At the UW I decided that I couldn't allow the same thing to happen again, so I had to do everything in my power to prevent my anxiety from paralyzing me. In Minnesota I had worried that I would try to make friends with people and they wouldn't like me -- so I just didn't try. That is the worst possible solution, and the thing was that people DID like me -- they just didn't know it until I got out there and tried to be social with them. So at Wisconsin I did everything I could to be social in the first couple weeks, and I ended up with tons of great friends from the dorms (I was actually one of the most social people on my floor), I played intramural soccer and joined a sorority I love. But even though I'm happy here, I always wonder what would have happened if I had managed to do things right at Minnesota. The U of M was a perfect fit for me academically (the UW is not), and I will always wonder what could have happened if I had made the social side work too.

It's so hard to open yourself up to the kind of rejection that rush and auditions pose, especially when you are in such a vulnerable place as leaving home and being in a completely new environment. If you're a shy person, that can be overwhelming. The biggest thing to keep your nerves calmed is that everyone, no matter how calm they appear on the outside, is just as scared as you. My boyfriend's little brother is coming to the university this year and he's nervous about making friends. The boy has a great sense of humor, has never had trouble making friends before, and is even going to be playing football for the UW -- how could a football player have trouble making friends at a school where football is like a religion? Yet he is just as nervous as your daughter is!
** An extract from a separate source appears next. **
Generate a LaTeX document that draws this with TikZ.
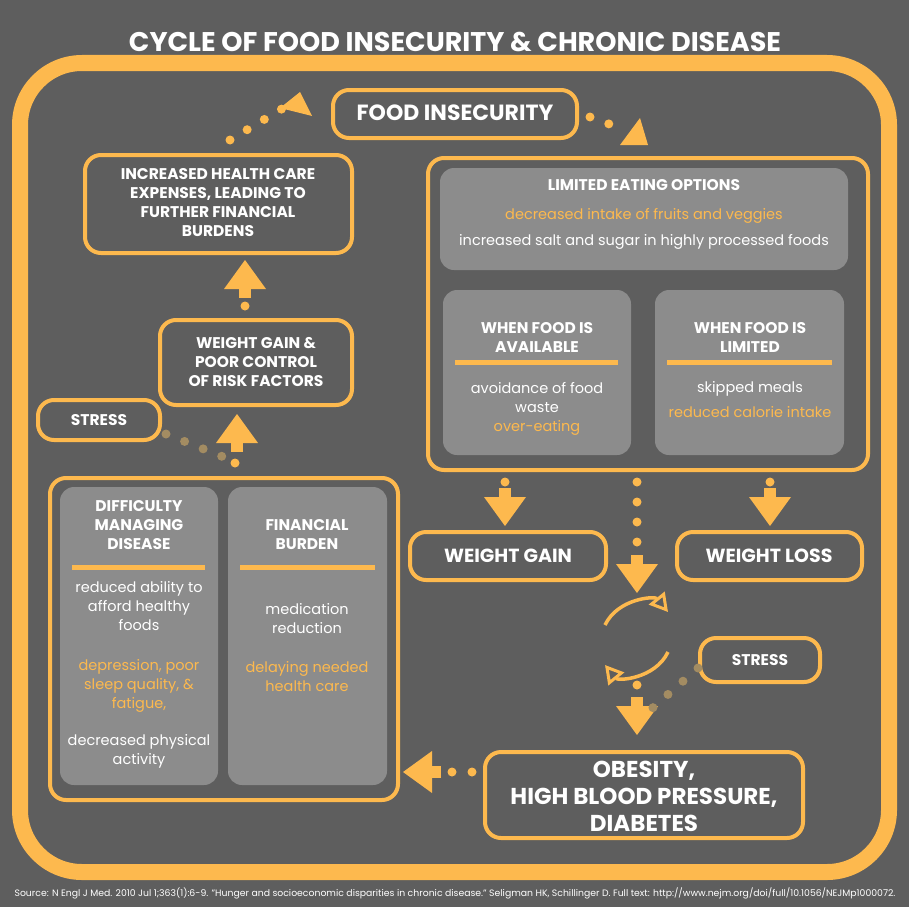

The best advice I can offer her is to never turn down an opportunity to be social. Hang out with the kids in your dorm -- we always say that we can spot the freshmen during the first month of school because they hang out in packs. Don't be afraid to go next door and see if the girls there want to get dinner with you. Drag your roommate to the club meetings that sound interesting, the volunteer fair, the study abroad interest meeting. See if she can find anybody to sign up for rush with her (going through with a friend definitely makes it less scary!). And included in the social stuff is doing things like rush and auditioning for orchestra. I know that going through rush was one of the scariest things I've ever done, but 95 times out of a hundred it has a happy ending.

Have you showed your daughter GC yet? It might help alleviate some of her concerns.

Sorry for talking your ear off but I figured your daughter could use some support.